Be careful at tennis courts - the rough pavement can tear up your dog's paws really bad.


----------



## Anja1Blue (Feb 27, 2008)

We stay very clean here in CO, but a friend of mine bought a treadmill for her dog when she got really busy and felt he wasn't getting enough exercise. It took just a short time for him to get used to it, and it burned off a ton of energy....
____________________________________________
Susan

Anja SchH3 GSD
Conor GSD
Blue BH WH T1 GSD - waiting at the Bridge :angel:


----------



## Larien (Sep 26, 2010)

I take this old broom and walk around the house (it's like a big square, you can loop all the way around) and he follows me carrying it. He LOVES it, it's like he has a job, and he is able to rest when he wants and take water breaks, and when he's done, he just lies down and goes to sleep!


----------



## Whiteshepherds (Aug 21, 2010)

Whiteshepherds said:


> :thumbup:
> Something else that's really simple to do when you're stuck in the house is *tie a rope or leash around the pups favorite dog and drag it across the ground so he/she will chase it.* (just like a cat)
> Just be sure to put the rope or leash out of reach when you're done with it so they don't strangle themselves when you're not looking.


LOL, opps, I meant toy, not dog. Never tie a rope around another dog and have your puppy chase it.


----------



## kelso (Jan 22, 2007)

Our yard has become a mud pit ever since we added a second dog that has just as much energy as our first 

Not much to do, except get out there and play! Worry about the clean up later..hehee.


----------



## smdaigle (Mar 14, 2008)

kelso said:


> Our yard has become a mud pit ever since we added a second dog that has just as much energy as our first
> 
> Not much to do, except get out there and play! Worry about the clean up later..hehee.


Wow! My mud problem seems pretty minor compared to yours! I hope you have a shower you can run them through before they come into the house!


----------



## smdaigle (Mar 14, 2008)

Whiteshepherds said:


> LOL, opps, I meant toy, not dog.
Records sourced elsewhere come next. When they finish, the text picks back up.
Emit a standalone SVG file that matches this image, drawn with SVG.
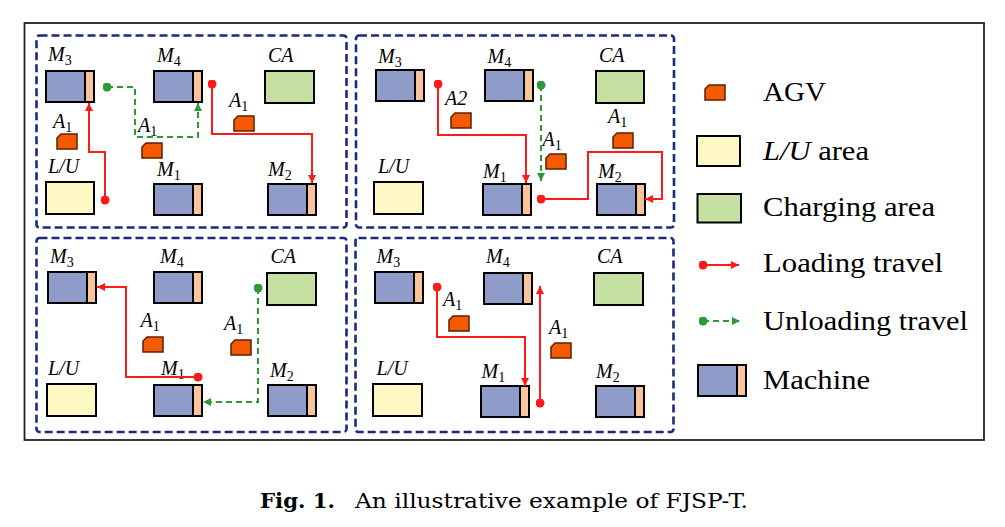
<svg xmlns="http://www.w3.org/2000/svg" xmlns:xlink="http://www.w3.org/1999/xlink" width="1005" height="527" viewBox="0 0 1005 527">
<style>
.lbl{font-family:"Liberation Serif","Times New Roman",serif;font-style:italic;font-size:20px;fill:#000}
.sub{font-size:14px;font-style:normal}
.leg{font-family:"Liberation Serif","Times New Roman",serif;font-size:26.5px;fill:#000}
.cap{font-family:"DejaVu Serif","Liberation Serif",serif;font-size:21px;fill:#000}
.panel{fill:none;stroke:#1b2a80;stroke-width:2.6;stroke-dasharray:8 4}
.ca{fill:#c6e0a1;stroke:#000;stroke-width:2}
.lu{fill:#fff8c5;stroke:#000;stroke-width:2}
.red{fill:none;stroke:#ff1a1a;stroke-width:2;marker-start:url(#dotR);marker-end:url(#arrR)}
.grn{fill:none;stroke:#2b9a34;stroke-width:2;stroke-dasharray:6 4;marker-start:url(#dotG);marker-end:url(#arrG)}
</style>
<defs>
<g id="mach">
<rect x="0" y="0" width="39" height="31" fill="#8f9bc9" stroke="#000" stroke-width="2"/>
<rect x="39" y="0" width="9" height="31" fill="#f9c49b" stroke="#000" stroke-width="2"/>
</g>
<path id="agv" d="M4,0 H20 V15 H0 V4 Z" fill="#f55a00" stroke="#5c2000" stroke-width="1.5"/>
<marker id="dotR" viewBox="0 0 10 10" refX="5" refY="5" markerWidth="9" markerHeight="9" markerUnits="userSpaceOnUse"><circle cx="5" cy="5" r="5" fill="#ff1a1a"/></marker>
<marker id="arrR" viewBox="0 0 10 10" refX="10" refY="5" markerWidth="9" markerHeight="8" orient="auto" markerUnits="userSpaceOnUse"><path d="M0,0 L10,5 L0,10 Z" fill="#ff1a1a"/></marker>
<marker id="dotG" viewBox="0 0 10 10" refX="5" refY="5" markerWidth="9" markerHeight="9" markerUnits="userSpaceOnUse"><circle cx="5" cy="5" r="5" fill="#2b9a34"/></marker>
<marker id="arrG" viewBox="0 0 10 10" refX="10" refY="5" markerWidth="9" markerHeight="8" orient="auto" markerUnits="userSpaceOnUse"><path d="M0,0 L10,5 L0,10 Z" fill="#2b9a34"/></marker>
</defs>
<rect x="0" y="0" width="1005" height="527" fill="#fff"/>
<rect id="frame" x="24.5" y="23" width="959.5" height="417" fill="none" stroke="#222" stroke-width="1.8"/>

<g id="panels">
<rect class="panel" x="36.5" y="35.5" width="310" height="192" rx="3"/>
<rect class="panel" x="356" y="35.5" width="318" height="192" rx="3"/>
<rect class="panel" x="36.5" y="238" width="310" height="194" rx="3"/>
<rect class="panel" x="355.5" y="238" width="318" height="194" rx="3"/>
</g>

<!-- Panel 1 -->
<g id="p1-M3"><use xlink:href="#mach" x="46" y="71"/><text class="lbl" x="48" y="61">M<tspan class="sub" dy="4">3</tspan></text></g>
<g id="p1-M4"><use xlink:href="#mach" x="154" y="71"/><text class="lbl" x="157" y="62">M<tspan class="sub" dy="4">4</tspan></text></g>
<g id="p1-CA"><rect class="ca" x="265" y="71" width="49" height="32"/><text class="lbl" x="268" y="62">CA</text></g>
<g id="p1-LU"><rect class="lu" x="46" y="182" width="48" height="32"/><text class="lbl" x="48" y="173">L/U</text></g>
<g id="p1-M1"><use xlink:href="#mach" x="154" y="184"/><text class="lbl" x="157" y="176">M<tspan class="sub" dy="4">1</tspan></text></g>
<g id="p1-M2"><use xlink:href="#mach" x="268" y="184"/><text class="lbl" x="268" y="176">M<tspan class="sub" dy="4">2</tspan></text></g>
<g id="p1-agv1"><use xlink:href="#agv" x="57" y="134"/><text class="lbl" x="53" y="128">A<tspan class="sub" dy="4">1</tspan></text></g>
<g id="p1-agv2"><use xlink:href="#agv" x="142" y="143"/><text class="lbl" x="138" y="132">A<tspan class="sub" dy="4">1</tspan></text></g>
<g id="p1-agv3"><use xlink:href="#agv" x="234" y="116"/><text class="lbl" x="229" y="107">A<tspan class="sub" dy="4">1</tspan></text></g>

<!-- Panel 2 -->
<g id="p2-M3"><use xlink:href="#mach" x="376" y="70"/><text class="lbl" x="378" y="63">M<tspan class="sub" dy="4">3</tspan></text></g>
<g id="p2-M4"><use xlink:href="#mach" x="485" y="70"/><text class="lbl" x="487.5" y="63">M<tspan class="sub" dy="4">4</tspan></text></g>
<g id="p2-CA"><rect class="ca" x="596" y="71" width="48" height="32"/><text class="lbl" x="599" y="62">CA</text></g>
<g id="p2-LU"><rect class="lu" x="374" y="182" width="49" height="32"/><text class="lbl" x="378" y="173">L/U</text></g>
<g id="p2-M1"><use xlink:href="#mach" x="483" y="184"/><text class="lbl" x="483" y="178">M<tspan class="sub" dy="4">1</tspan></text></g>
<g id="p2-M2"><use xlink:href="#mach" x="597" y="184"/><text class="lbl" x="598" y="178">M<tspan class="sub" dy="4">2</tspan></text></g>
<g id="p2-agv1"><use xlink:href="#agv" x="451" y="113"/><text class="lbl" x="445" y="105">A2</text></g>
<g id="p2-agv2"><use xlink:href="#agv" x="546" y="154"/><text class="lbl" x="542.5" y="146">A<tspan class="sub" dy="4">1</tspan></text></g>
<g id="p2-agv3"><use xlink:href="#agv" x="613" y="133"/><text class="lbl" x="608" y="123">A<tspan class="sub" dy="4">1</tspan></text></g>

<!-- Panel 3 -->
<g id="p3-M3"><use xlink:href="#mach" x="48" y="272"/><text class="lbl" x="50" y="263">M<tspan class="sub" dy="4">3</tspan></text></g>
<g id="p3-M4"><use xlink:href="#mach" x="154" y="272"/><text class="lbl" x="160" y="263">M<tspan class="sub" dy="4">4</tspan></text></g>
<g id="p3-CA"><rect class="ca" x="267" y="273" width="49" height="32"/><text class="lbl" x="270.5" y="263">CA</text></g>
<g id="p3-LU"><rect class="lu" x="47" y="384" width="49" height="32"/><text class="lbl" x="48" y="375">L/U</text></g>
<g id="p3-M1"><use xlink:href="#mach" x="154" y="385"/><text class="lbl" x="161" y="375">M<tspan class="sub" dy="4">1</tspan></text></g>
<g id="p3-M2"><use xlink:href="#mach" x="268" y="385"/><text class="lbl" x="270" y="377">M<tspan class="sub" dy="4">2</tspan></text></g>
<g id="p3-agv1"><use xlink:href="#agv" x="143" y="337"/><text class="lbl" x="140.5" y="327">A<tspan class="sub" dy="4">1</tspan></text></g>
<g id="p3-agv2"><use xlink:href="#agv" x="231" y="340"/><text class="lbl" x="224" y="330">A<tspan class="sub" dy="4">1</tspan></text></g>

<!-- Panel 4 -->
<g id="p4-M3"><use xlink:href="#mach" x="375" y="272"/><text class="lbl" x="376.5" y="263">M<tspan class="sub" dy="4">3</tspan></text></g>
<g id="p4-M4"><use xlink:href="#mach" x="484" y="273"/><text class="lbl" x="486" y="263">M<tspan class="sub" dy="4">4</tspan></text></g>
<g id="p4-CA"><rect class="ca" x="594" y="273" width="49" height="32"/><text class="lbl" x="597" y="263">CA</text></g>
<g id="p4-LU"><rect class="lu" x="373" y="384" width="49" height="32"/><text class="lbl" x="376.5" y="375">L/U</text></g>
<g id="p4-M1"><use xlink:href="#mach" x="481" y="386"/><text class="lbl" x="481.5" y="378">M<tspan class="sub" dy="4">1</tspan></text></g>
<g id="p4-M2"><use xlink:href="#mach" x="596" y="386"/><text class="lbl" x="596" y="378">M<tspan class="sub" dy="4">2</tspan></text></g>
<g id="p4-agv1"><use xlink:href="#agv" x="449" y="316"/><text class="lbl" x="443" y="306">A<tspan class="sub" dy="4">1</tspan></text></g>
<g id="p4-agv2"><use xlink:href="#agv" x="551" y="343"/><text class="lbl" x="549" y="334">A<tspan class="sub" dy="4">1</tspan></text></g>

<g id="connectors">
<path class="red" d="M105,200 V152 H89 V103"/>
<path class="red" d="M212,84 V134 H312 V183"/>
<path class="grn" d="M107,87 H135 V137 H198 V103"/>
<path class="red" d="M438,84 V135 H526 V183"/>
<path class="grn" d="M541,85 V181"/>
<path class="red" d="M541,199 H588 V152 H662 V199 H645"/>
<path class="red" d="M198,377 H126 V287 H97"/>
<path class="grn" d="M258,288 V402 H203"/>
<path class="red" d="M437,287 V337 H525 V386"/>
<path class="red" d="M540,403 V286"/>
<path class="red" d="M703,265 H739" stroke-width="1.6"/>
<path class="grn" d="M703,321 H740" stroke-width="1.6" stroke-dasharray="7 5"/>
</g>

<g id="legend">
<g id="leg-agv"><use xlink:href="#agv" x="705" y="85"/><text class="leg" x="763" y="100.5" textLength="63" lengthAdjust="spacingAndGlyphs">AGV</text></g>
<g id="leg-lu"><rect class="lu" x="697" y="136" width="43" height="30"/><text class="leg" x="763" y="159.5" textLength="106" lengthAdjust="spacingAndGlyphs"><tspan font-style="italic">L/U</tspan> area</text></g>
<g id="leg-ca"><rect class="ca" x="697.5" y="194" width="43.5" height="28.5"/><text class="leg" x="763" y="216" textLength="172" lengthAdjust="spacingAndGlyphs">Charging area</text></g>
<g id="leg-load"><text class="leg" x="763" y="271.5" textLength="180" lengthAdjust="spacingAndGlyphs">Loading travel</text></g>
<g id="leg-unload"><text class="leg" x="763" y="329.5" textLength="205" lengthAdjust="spacingAndGlyphs">Unloading travel</text></g>
<g id="leg-mach"><use xlink:href="#mach" x="698" y="365"/><text class="leg" x="763" y="388.5" textLength="107" lengthAdjust="spacingAndGlyphs">Machine</text></g>
</g>

<g id="caption">
<text class="cap" x="260" y="508" font-weight="bold" textLength="75" lengthAdjust="spacingAndGlyphs">Fig. 1.</text>
<text class="cap" x="355" y="508" textLength="393" lengthAdjust="spacingAndGlyphs">An illustrative example of FJSP-T.</text>
</g>
</svg>
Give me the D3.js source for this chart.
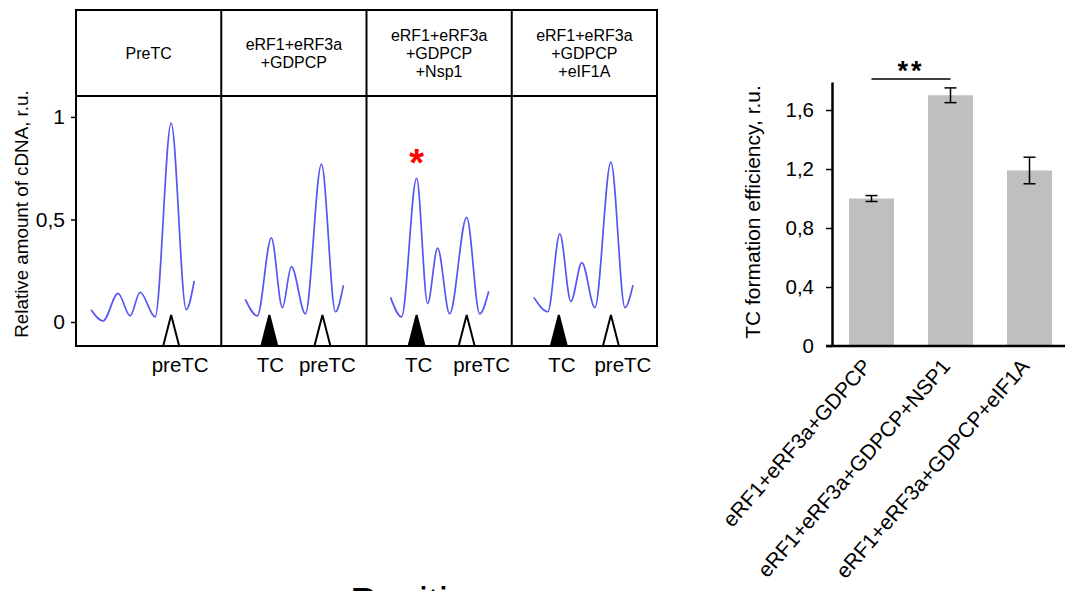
<!DOCTYPE html>
<html>
<head>
<meta charset="utf-8">
<script src="https://cdn.jsdelivr.net/npm/d3@7"></script>
<style>
  body { margin: 0; background: #fff; }
  svg { display: block; font-family: "Liberation Sans", Arial, sans-serif; }
</style>
</head>
<body>
<script>
// ---- left: toeprinting traces ----
const panelTitles = [
  ["PreTC"],
  ["eRF1+eRF3a", "+GDPCP"],
  ["eRF1+eRF3a", "+GDPCP", "+Nsp1"],
  ["eRF1+eRF3a", "+GDPCP", "+eIF1A"]
];
// [position, relative amount of cDNA]
const tracePreTC = [[15, 0.06], [27, 0.005], [42, 0.14], [54, 0.03], [64, 0.145], [79, 0.025], [95, 0.97], [110, 0.06], [118, 0.20]];
const traceRelease = [[24, 0.11], [36, 0.03], [50, 0.41], [61, 0.07], [70, 0.27], [84, 0.04], [100, 0.77], [114, 0.05], [122, 0.18]];
const traceNsp1 = [[24, 0.12], [35, 0.025], [50, 0.70], [61, 0.09], [71, 0.36], [83, 0.04], [100, 0.51], [113, 0.04], [122, 0.15]];
const traceEIF1A = [[22, 0.12], [36, 0.05], [48, 0.43], [59, 0.10], [70, 0.29], [83, 0.07], [99, 0.78], [113, 0.07], [121, 0.18]];
const traces = [tracePreTC, traceRelease, traceNsp1, traceEIF1A];
// arrow heads: filled = TC, open = preTC
const markers = [
  [{pos: 95, type: "preTC"}],
  [{pos: 48, type: "TC"}, {pos: 101, type: "preTC"}],
  [{pos: 50, type: "TC"}, {pos: 100, type: "preTC"}],
  [{pos: 47, type: "TC"}, {pos: 99, type: "preTC"}]
];
const markerLabels = [
  [{pos: 104, text: "preTC"}],
  [{pos: 49, text: "TC"}, {pos: 106, text: "preTC"}],
  [{pos: 52, text: "TC"}, {pos: 115, text: "preTC"}],
  [{pos: 50, text: "TC"}, {pos: 111, text: "preTC"}]
];
const traceTicks = [0, 0.5, 1];
const starredPeak = {panel: 2, pos: 50, value: 0.70};

// ---- right: bar chart ----
const conditions = ["eRF1+eRF3a+GDPCP", "eRF1+eRF3a+GDPCP+NSP1", "eRF1+eRF3a+GDPCP+eIF1A"];
const efficiency = [1.0, 1.70, 1.19];
const errors = [0.02, 0.05, 0.09];
const barTicks = [0, 0.4, 0.8, 1.2, 1.6];

const width = 1065, height = 591;
const fmt = d => String(d).replace(".", ",");

const svg = d3.select("body").append("svg")
    .attr("width", width)
    .attr("height", height);

// ===== traces panel =====
const boxLeft = 76, boxRight = 657, boxTop = 10, headerBottom = 96, boxBottom = 346;

const panelX = d3.scaleBand()
    .domain(d3.range(panelTitles.length))
    .range([boxLeft, boxRight]);

const posX = d3.scaleLinear().domain([0, 145]).range([0, panelX.bandwidth()]);

const yTrace = d3.scaleLinear()
    .domain([-0.117, 1.102])
    .range([boxBottom, headerBottom]);

const line = d3.line()
    .x(d => posX(d[0]))
    .y(d => yTrace(d[1]))
    .curve(d3.curveMonotoneX);

const panels = svg.selectAll("g.panel")
  .data(panelTitles)
  .join("g")
    .attr("class", "panel")
    .attr("transform", (d, i) => `translate(${panelX(i)},0)`);

// header text
panels.each(function(lines) {
    const g = d3.select(this);
    const lh = 18;
    const cy = (boxTop + headerBottom) / 2;
    g.selectAll("text.head")
      .data(lines)
      .join("text")
        .attr("class", "head")
        .attr("x", panelX.bandwidth() / 2)
        .attr("y", (d, j) => cy + (j - (lines.length - 1) / 2) * lh)
        .attr("dy", "0.35em")
        .attr("text-anchor", "middle")
        .attr("font-size", 16)
        .text(d => d);
});

panels.append("path")
    .attr("d", (d, i) => line(traces[i]))
    .attr("fill", "none")
    .attr("stroke", "#5656f2")
    .attr("stroke-width", 1.7);

// triangles
panels.each(function(d, i) {
    const g = d3.select(this);
    g.selectAll("path.mark")
      .data(markers[i])
      .join("path")
        .attr("class", "mark")
        .attr("d", m => {
            const x = posX(m.pos);
            return `M${x - 8},${boxBottom} L${x},${boxBottom - 31} L${x + 8},${boxBottom} Z`;
        })
        .attr("fill", m => m.type === "TC" ? "#000" : "#fff")
        .attr("stroke", "#000")
        .attr("stroke-width", 2)
        .attr("stroke-linejoin", "miter");

    g.selectAll("text.lab")
      .data(markerLabels[i])
      .join("text")
        .attr("class", "lab")
        .attr("x", m => posX(m.pos))
        .attr("y", 372)
        .attr("text-anchor", "middle")
        .attr("font-size", 20.5)
        .text(m => m.text);
});

// red asterisk
svg.append("text")
    .attr("x", panelX(starredPeak.panel) + posX(starredPeak.pos))
    .attr("y", yTrace(starredPeak.value) - 2)
    .attr("text-anchor", "middle")
    .attr("font-size", 38)
    .attr("font-weight", "bold")
    .attr("fill", "#ff0000")
    .text("*");

// box frame
svg.append("rect")
    .attr("x", boxLeft).attr("y", boxTop)
    .attr("width", boxRight - boxLeft).attr("height", boxBottom - boxTop)
    .attr("fill", "none").attr("stroke", "#000").attr("stroke-width", 2);
svg.append("line")
    .attr("x1", boxLeft).attr("x2", boxRight)
    .attr("y1", headerBottom).attr("y2", headerBottom)
    .attr("stroke", "#000").attr("stroke-width", 2);
svg.selectAll("line.div")
  .data(d3.range(1, panelTitles.length))
  .join("line")
    .attr("class", "div")
    .attr("x1", i => panelX(i)).attr("x2", i => panelX(i))
    .attr("y1", boxTop).attr("y2", boxBottom)
    .attr("stroke", "#000").attr("stroke-width", 2);

// y axis for traces
const yAxisL = svg.append("g")
    .attr("transform", `translate(${boxLeft},0)`)
    .call(d3.axisLeft(yTrace).tickValues(traceTicks).tickFormat(fmt).tickSize(5).tickPadding(6));
yAxisL.select(".domain").remove();
yAxisL.selectAll("line").attr("stroke-width", 1.5);
yAxisL.selectAll("text").attr("font-size", 21).attr("font-family", null);

svg.append("text")
    .attr("transform", `translate(28,${(90 + 338) / 2}) rotate(-90)`)
    .attr("text-anchor", "middle")
    .attr("font-size", 18.8)
    .text("Relative amount of cDNA, r.u.");

// cut-off x title at the bottom
svg.append("text")
    .attr("x", 350)
    .attr("y", 616)
    .attr("font-size", 40)
    .text("Position");

// ===== bar chart =====
const axisX = 832, barBottom = 346;

const xBar = d3.scaleBand()
    .domain(conditions)
    .range([axisX, axisX + 237])
    .paddingInner(0.43)
    .paddingOuter(0.215);

const yBar = d3.scaleLinear()
    .domain([0, 1.79])
    .range([barBottom, 82]);

svg.append("g")
  .selectAll("rect")
  .data(conditions)
  .join("rect")
    .attr("x", d => xBar(d))
    .attr("y", (d, i) => yBar(efficiency[i]))
    .attr("width", xBar.bandwidth())
    .attr("height", (d, i) => yBar(0) - yBar(efficiency[i]))
    .attr("fill", "#bfbfbf");

const errG = svg.append("g")
    .attr("stroke", "#000")
    .attr("stroke-width", 1.5);
conditions.forEach((c, i) => {
    const cx = xBar(c) + xBar.bandwidth() / 2;
    const lo = yBar(efficiency[i] - errors[i]);
    const hi = yBar(efficiency[i] + errors[i]);
    errG.append("line").attr("x1", cx).attr("x2", cx).attr("y1", lo).attr("y2", hi);
    errG.append("line").attr("x1", cx - 6).attr("x2", cx + 6).attr("y1", lo).attr("y2", lo);
    errG.append("line").attr("x1", cx - 6).attr("x2", cx + 6).attr("y1", hi).attr("y2", hi);
});

const yAxisR = svg.append("g")
    .attr("transform", `translate(${axisX},0)`)
    .call(d3.axisLeft(yBar).tickValues(barTicks).tickFormat(fmt).tickSize(6).tickSizeOuter(0).tickPadding(12));
yAxisR.select(".domain").attr("stroke-width", 2.5);
yAxisR.selectAll(".tick line").attr("stroke-width", 1.5);
yAxisR.selectAll("text").attr("font-size", 20.5).attr("font-family", null);

// x axis line
svg.append("line")
    .attr("x1", axisX - 6).attr("x2", width)
    .attr("y1", barBottom).attr("y2", barBottom)
    .attr("stroke", "#000").attr("stroke-width", 2.5);

svg.append("g")
  .selectAll("text")
  .data(conditions)
  .join("text")
    .attr("transform", d => `translate(${xBar(d) + xBar.bandwidth() / 2 + 1},${barBottom + 21}) rotate(-49)`)
    .attr("text-anchor", "end")
    .attr("font-size", 21)
    .text(d => d);

svg.append("text")
    .attr("transform", `translate(760,${(82 + 342) / 2}) rotate(-90)`)
    .attr("text-anchor", "middle")
    .attr("font-size", 21)
    .text("TC formation efficiency, r.u.");

// significance bracket
const sigA = xBar(conditions[0]) + xBar.bandwidth() / 2;
const sigB = xBar(conditions[1]) + xBar.bandwidth() / 2;
svg.append("line")
    .attr("x1", sigA).attr("x2", sigB)
    .attr("y1", 79).attr("y2", 79)
    .attr("stroke", "#000").attr("stroke-width", 1.5);
svg.append("text")
    .attr("x", (sigA + sigB) / 2)
    .attr("y", 80)
    .attr("text-anchor", "middle")
    .attr("font-size", 27)
    .attr("font-weight", "bold")
    .attr("letter-spacing", 3)
    .text("**");
</script>
</body>
</html>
Never tie a rope around another dog and have your puppy chase it.


LOL! Totally missed the mistake on the first read!


----------



## doggiedad (Dec 2, 2007)

walk them. find a place indoors to play with them.


----------



## Lauri & The Gang (Jun 28, 2001)

Weighted backpacks to wear on their walks (slowly increase the weight).

Ride your bike with them on-leash (teach them how to run along side first).

Weight pulling (also can compete!)


----------



## Whiteshepherds (Aug 21, 2010)

kelso said:


> Not much to do, except get out there and play! Worry about the clean up later..hehee.


Love it! Sometimes you just have to let them roll in the mud and deal with it later!


----------



## Hansel & Gretel (Oct 26, 2010)

I picked up six bales of straw and put it down in the muddy areas outside. It has made a huge difference. My dogs love being outside. They also love the cold. Right now everything is frozen which is a huge help.


----------



## kelso (Jan 22, 2007)

I agree straw bales can help alot.

That picture was from a rain storm, so especially wet, but our yard is a mud pit alot of the time. I dip their paws off as they come in, no shower. That is a goal for a new house...one that has a dog wash off area as soon as they walk in  

That is one of the reasons I LOVE winter. We have had snow down for almost 2 weeks now and it is so nice when it stays frozen and covers all the grass/mud.

When it melts we will be in trouble for weeks.....


----------



## smdaigle (Mar 14, 2008)

kelso said:


> I agree straw bales can help alot.
> 
> That picture was from a rain storm, so especially wet, but our yard is a mud pit alot of the time. I dip their paws off as they come in, no shower. That is a goal for a new house...one that has a dog wash off area as soon as they walk in
> 
> ...


Being a Southern girl, I LOVE snow too even though we rarely have it. We've had 2 very nice snows this year and me and my dog thoroughly enjoyed it. My husband and HIS dog (Rennie) are ready for spring!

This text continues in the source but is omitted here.